While areas like science and the arts might not often intersect, the opportunity to combine them into one path of study gives many UA students the means to pursue their passions.
Nathan Barker, a senior majoring in music performance, spends long days attending science labs, music classes and ensemble rehearsals before retreating to the Billingsley Music Building, where he spends late nights working to perfect his clarinet repertoire. Barker, who plans to use his musical background in the medical world, also makes time between classes to conduct research in the Music Cognition Lab, where he studies the relationship between music and the brain in depth.
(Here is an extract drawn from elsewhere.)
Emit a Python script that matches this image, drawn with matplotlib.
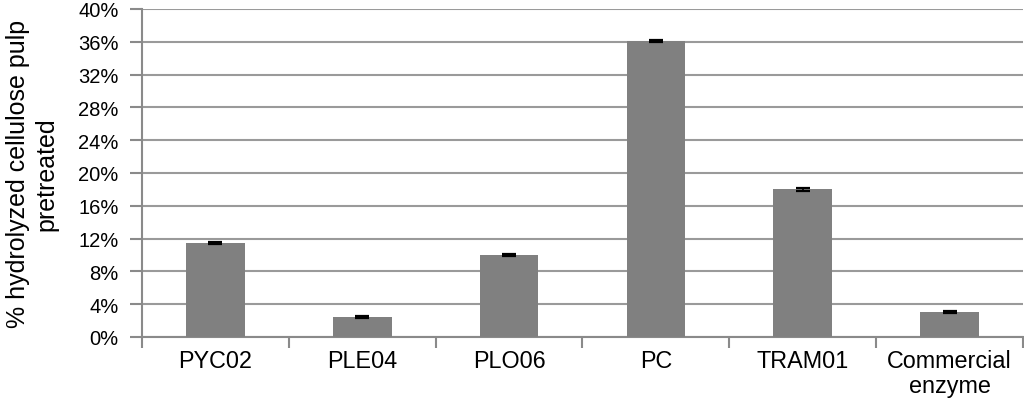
import matplotlib
matplotlib.use("Agg")
import matplotlib.pyplot as plt
from matplotlib.ticker import FuncFormatter, MultipleLocator
import numpy as np

categories = ["PYC02", "PLE04", "PLO06", "PC", "TRAM01", "Commercial\nenzyme"]
values = [11.45, 2.45, 10.05, 36.1, 18.0, 3.05]
errors = [0.15, 0.12, 0.12, 0.12, 0.2, 0.12]

plt.rcParams['font.family'] = ['Liberation Sans', 'DejaVu Sans']

fig = plt.figure(figsize=(10.24, 4.02), dpi=100)
ax = fig.add_axes([142/1024, 1-338/402, (1023-142)/1024, (338-10)/402])

x = np.arange(len(categories))
ax.bar(x, values, width=0.4, color="#808080", zorder=3)
ax.errorbar(x, values, yerr=errors, fmt="none", ecolor="black", elinewidth=1.2,
            capsize=5, capthick=1.6, zorder=4)

ax.set_xlim(-0.5, len(categories) - 0.5)
ax.set_ylim(0, 40)
ax.yaxis.set_major_locator(MultipleLocator(4))
ax.yaxis.set_major_formatter(FuncFormatter(lambda v, p: f"{v:.0f}%"))
ax.grid(axis="y", color="#9a9a9a", linewidth=1.5, zorder=0)

ax.set_xticks(x)
ax.set_xticklabels(categories, fontsize=16.8, linespacing=1.1)
ax.set_xticks(np.arange(len(categories) + 1) - 0.5, minor=True)
ax.tick_params(axis="x", which="major", length=0, pad=9)
ax.tick_params(axis="x", which="minor", length=8, width=1.5, color="#8a8a8a")
ax.tick_params(axis="y", length=9, width=1.5, color="#8a8a8a", labelsize=14.5, pad=8)

for s in ["top", "right"]:
    ax.spines[s].set_visible(False)
for s in ["left", "bottom"]:
    ax.spines[s].set_color("#8a8a8a")
    ax.spines[s].set_linewidth(1.5)

ax.set_ylabel("% hydrolyzed cellulose pulp\npretreated", fontsize=18, labelpad=14, linespacing=1.25)

fig.savefig("out.png", dpi=100)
Barker planned to focus on oncology research without incorporating music at all, he said. It was not until he took a class about the relationship between music and the brain his sophomore year that he realized how he could blend his two passions.
“I just started to fall back in love with music, and then I saw this pathway for myself where I could keep music in my everyday life even as an adult,” Barker said. “I just really latched onto the idea of being able to practice medicine while still keeping music as an integral part of my life.”
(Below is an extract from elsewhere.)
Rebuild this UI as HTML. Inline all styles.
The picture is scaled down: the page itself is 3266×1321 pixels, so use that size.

Barker, who has taken science classes in preparation for medical school, dreams of opening a private neurology clinic. He plans to incorporate music therapy into the rehabilitation process for stroke patients and those with Parkinson’s Disease or dementia.
Like Barker, many UA students choose to study seemingly unrelated fields or take advantage of minors in different colleges to better prepare themselves for a specific career. There are more than 200 fields of study available to UA students, according to UA Undergraduate Admissions.
Hannah Hughes, a senior majoring in biology and German, also plans to attend medical school after graduation. Hughes added her German major during her junior year to challenge herself and pursue a more well-rounded education, she said. She plans to study abroad in Germany this summer to complete her German degree after finishing her biology degree in the spring.
Hughes thinks completing both degrees will be beneficial because she will be able to use both areas of knowledge in her future career, she said. Once she is a doctor, Hughes expects that her German degree could help her communicate with any German patients she may encounter.
“I think having a broader education besides just science is always a good thing,” Hughes said. “Medicine is not just science, it’s (also) working with different kinds of people.”
Students in other departments, like Moses Montgomery, have also chosen to explore a wider variety of subjects. Montgomery, a senior majoring in art and minoring in philosophy, said they want to teach printmaking or art at a university and thinks that philosophy encourages artists to examine their art with greater depth.
“There’s a lot of expectation in contemporary art to have deeper meaning behind things, to make things that are thematically rich and that are impactful in some way or another,” Montgomery said. “I feel like the ground of philosophy is really good for what you’re trying to do conceptually in your art.”
Studying philosophy helps them get a better sense of the ideas that came before them and the ideas that are emerging now, Montgomery said. They also think philosophy will better equip them to explain their work to others in writing.
Montgomery became fascinated with philosophy after taking Honors Introduction to Philosophy their freshman year, which persuaded them to add it as a minor. They think art majors should be required to take more philosophy classes, and that the extra work will be worth it because it will benefit their art and their future career, Montgomery said.
However, the extra workload can be overwhelming for multi-specialized students at times. Hughes had to learn to prioritize her time as her classes became more difficult, she said. She also surrounds herself with friends who are equally focused on school to study with and lean on for support.
To keep himself from becoming overwhelmed, Barker said he carefully plans his days down to the minute, to find the right balance between studying for his science classes and practicing his clarinet, he said. Barker also tries to be open and communicative with his professors when he is stressed, he said.
Despite the additional challenges, Barker is grateful for the path his education has led him down, and thinks if he had not entered college as a music major, he would not be where he is now, he said.
“I am (involved) in such a niche area of study that I just think is so interesting, and I really think I can help the world,” Barker said. “I don’t see any other pathway that would have led me to this point.”